PROBLEM REQUIREMENTS>
Leave out the pictures and set down exactly the lines from the start of the listing through the one with "plt.rcParams['font.family'] = ['Liberation", both included.

RECORDED DATA>
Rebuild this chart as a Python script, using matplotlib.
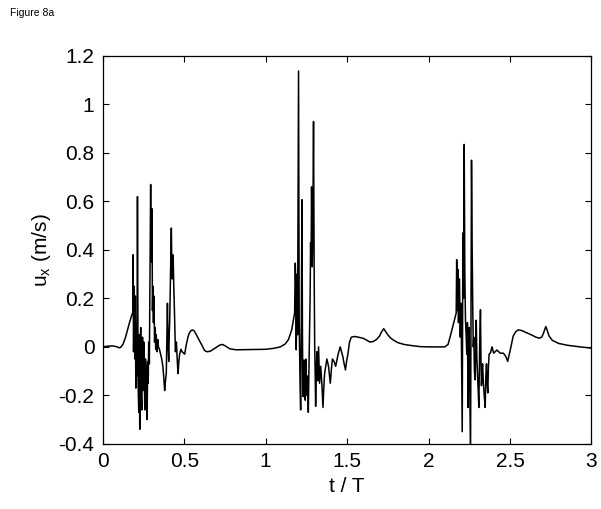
import numpy as np
import matplotlib.pyplot as plt

plt.rcParams['font.family'] = ['Liberation Sans', 'DejaVu Sans']

# =========================================
# Datos: u_x vs t/T
# =========================================

# ciclo 1 (t/T de 0 a ~1.15)
t_c1 = [0.00, 0.03, 0.06, 0.09, 0.10, 0.11, 0.125, 0.14, 0.16, 0.175, 0.186,
        0.186, 0.189, 0.193, 0.197, 0.20, 0.203, 0.206, 0.21, 0.213, 0.217,
        0.221, 0.224, 0.227, 0.23, 0.233, 0.236, 0.24, 0.244, 0.248, 0.252,
        0.258, 0.262, 0.266, 0.269, 0.272, 0.276, 0.279, 0.282, 0.286, 0.29,
        0.294, 0.296, 0.298, 0.30, 0.302, 0.305, 0.308, 0.311, 0.314, 0.318,
        0.322, 0.325, 0.328, 0.331, 0.334, 0.338, 0.342, 0.348, 0.355, 0.362,
        0.369, 0.375, 0.38, 0.385, 0.39, 0.397, 0.401, 0.405, 0.408, 0.411,
        0.416, 0.421, 0.424, 0.427, 0.43, 0.433, 0.436, 0.44, 0.446, 0.452,
        0.457, 0.462, 0.467, 0.472, 0.48, 0.487, 0.495, 0.503, 0.513, 0.523,
        0.53, 0.54, 0.55, 0.56, 0.575, 0.59, 0.61, 0.625, 0.64, 0.66, 0.69,
        0.72, 0.735, 0.75, 0.78, 0.82, 0.90, 1.00, 1.05, 1.09, 1.12, 1.14,
        1.16]
u_c1 = [0.000, 0.003, 0.004, 0.000, -0.004, -0.002, 0.012, 0.040, 0.090, 0.125, 0.146,
        0.380, -0.020, 0.250, -0.050, 0.210, -0.170, 0.100, -0.120, 0.620, -0.150,
        -0.270, 0.050, -0.340, 0.000, 0.080, -0.200, -0.260, 0.040, -0.180, 0.020,
        -0.260, -0.050, -0.080, -0.220, -0.300, -0.060, -0.150, 0.020, -0.070, 0.300,
        0.670, 0.400, 0.520, 0.350, 0.570, 0.150, 0.250, 0.100, 0.210, 0.020,
        0.080, -0.010, 0.050, 0.010, -0.020, 0.030, 0.000, -0.010, -0.030, -0.050,
        -0.080, -0.130, -0.180, -0.140, -0.110, 0.180, 0.000, -0.060, 0.050, 0.110,
        0.300, 0.490, 0.330, 0.280, 0.380, 0.350, 0.250, 0.150, -0.020, 0.020,
        -0.050, -0.110, -0.060, -0.030, -0.010, -0.020, -0.025, -0.030, 0.010, 0.040,
        0.055, 0.066, 0.070, 0.067, 0.050, 0.030, 0.005, -0.015, -0.020, -0.018, -0.005,
        0.008, 0.010, 0.005, -0.008, -0.012, -0.011, -0.010, -0.006, 0.000, 0.012, 0.030,
        0.070]

# ciclo 2
t_c2 = [1.178, 1.182, 1.184, 1.186, 1.188, 1.192, 1.196, 1.202, 1.206, 1.209,
        1.212, 1.215, 1.219, 1.223, 1.226, 1.229, 1.233, 1.236, 1.24, 1.243,
        1.247, 1.25, 1.255, 1.258, 1.262, 1.266, 1.27, 1.273, 1.276, 1.279,
        1.282, 1.286, 1.29, 1.294, 1.298, 1.301, 1.304, 1.307, 1.311, 1.315,
        1.32, 1.325, 1.331, 1.338, 1.345, 1.352, 1.357, 1.362, 1.369, 1.376,
        1.386, 1.397, 1.404, 1.41, 1.42, 1.43, 1.445, 1.458, 1.466, 1.474,
        1.482, 1.49, 1.497, 1.505, 1.515, 1.526, 1.546, 1.57, 1.60, 1.62,
        1.64, 1.66, 1.68, 1.70, 1.71, 1.725, 1.74, 1.75, 1.765, 1.78, 1.81,
        1.85, 1.90, 1.95, 2.00, 2.067, 2.10, 2.12]
u_c2 = [0.140, 0.346, 0.290, 0.220, -0.012, 0.300, 0.050, 1.138, 0.100, -0.054,
        -0.180, -0.260, 0.100, 0.607, 0.050, -0.205, -0.100, -0.054, -0.180, -0.220,
        -0.050, -0.140, -0.200, -0.120, -0.270, -0.080, 0.070, 0.200, 0.430, 0.350,
        0.660, 0.330, 0.500, 0.930, 0.300, 0.010, -0.100, -0.245, -0.100, -0.020,
        -0.140, 0.000, -0.150, -0.080, -0.150, -0.250, -0.170, -0.110, -0.080, -0.050,
        -0.080, -0.150, -0.090, -0.050, -0.060, -0.080, -0.030, 0.000, -0.020, -0.040,
        -0.070, -0.095, -0.060, -0.030, 0.020, 0.040, 0.043, 0.040, 0.035, 0.028,
        0.020, 0.022, 0.030, 0.045, 0.060, 0.075, 0.060, 0.050, 0.038, 0.030, 0.018,
        0.010, 0.005, 0.001, 0.000, 0.000, 0.000, 0.010]

# ciclo 3
t_c3 = [2.14, 2.155, 2.17, 2.173, 2.177, 2.18, 2.184, 2.19, 2.195, 2.20,
        2.204, 2.207, 2.211, 2.215, 2.219, 2.223, 2.227, 2.231, 2.235, 2.239,
        2.243, 2.246, 2.249, 2.253, 2.258, 2.264, 2.268, 2.272, 2.275, 2.278,
        2.282, 2.286, 2.29, 2.293, 2.297, 2.301, 2.305, 2.309, 2.314, 2.319,
        2.322, 2.325, 2.329, 2.332, 2.337, 2.342, 2.348, 2.352, 2.356, 2.36,
        2.364, 2.368, 2.372, 2.38, 2.39, 2.40, 2.42, 2.44, 2.46, 2.475, 2.486,
        2.496, 2.506, 2.52, 2.535, 2.55, 2.57, 2.59, 2.63, 2.66, 2.68, 2.695,
        2.705, 2.715, 2.72, 2.728, 2.74, 2.76, 2.80, 2.85, 2.93, 3.00]
u_c3 = [0.060, 0.100, 0.140, 0.360, 0.150, 0.320, 0.100, 0.280, 0.040, 0.180,
        -0.100, -0.350, 0.470, 0.200, 0.835, 0.300, 0.110, 0.050, -0.030, 0.100,
        -0.250, -0.050, 0.080, -0.150, -0.450, 0.770, 0.400, 0.140, 0.000, 0.040,
        -0.100, -0.136, 0.000, 0.110, -0.050, -0.110, -0.180, -0.250, 0.000, 0.153,
        -0.050, -0.160, -0.100, -0.070, -0.150, -0.200, -0.250, -0.120, -0.070, -0.150,
        -0.190, -0.080, -0.030, -0.025, 0.000, -0.026, -0.013, -0.026, -0.026, -0.040,
        -0.060, -0.030, 0.000, 0.045, 0.062, 0.070, 0.068, 0.062, 0.050, 0.040, 0.036,
        0.040, 0.055, 0.075, 0.084, 0.070, 0.045, 0.027, 0.014, 0.007, 0.000, -0.005]

t = np.array(t_c1 + t_c2 + t_c3)
u = np.array(u_c1 + u_c2 + u_c3)

x_ticks = [0, 0.5, 1, 1.5, 2, 2.5, 3]
y_ticks = [-0.4, -0.2, 0, 0.2, 0.4, 0.6, 0.8, 1, 1.2]

# =========================================
# Grafica
# =========================================

fig = plt.figure(figsize=(6.01, 5.09), dpi=100)
ax = fig.add_axes([0.171, 0.128, 0.813, 0.762])

ax.plot(t, u, color='black', linewidth=1.1)

ax.set_xlim(0, 3)
ax.set_ylim(-0.4, 1.2)
ax.set_xticks(x_ticks)
ax.set_xticklabels(['0', '0.5', '1', '1.5', '2', '2.5', '3'])
ax.set_yticks(y_ticks)
ax.set_yticklabels(['-0.4', '-0.2', '0', '0.2', '0.4', '0.6', '0.8', '1', '1.2'])

ax.tick_params(direction='in', top=True, right=True, length=4, width=0.8,
               labelsize=15, pad=6)
for s in ax.spines.values():
    s.set_linewidth(0.9)

ax.set_xlabel('t / T', fontsize=15, labelpad=4)
ax.set_ylabel('u$_\\mathregular{x}$ (m/s)', fontsize=15, labelpad=4)

fig.text(0.017, 0.975, 'Figure 8a', fontsize=7.5, ha='left', va='center')

fig.savefig('out.png', dpi=100)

SOLUTION>
Rebuild this chart as a Python script, using matplotlib.
import numpy as np
import matplotlib.pyplot as plt

plt.rcParams['font.family'] = ['Liberation Sans', 'DejaVu Sans']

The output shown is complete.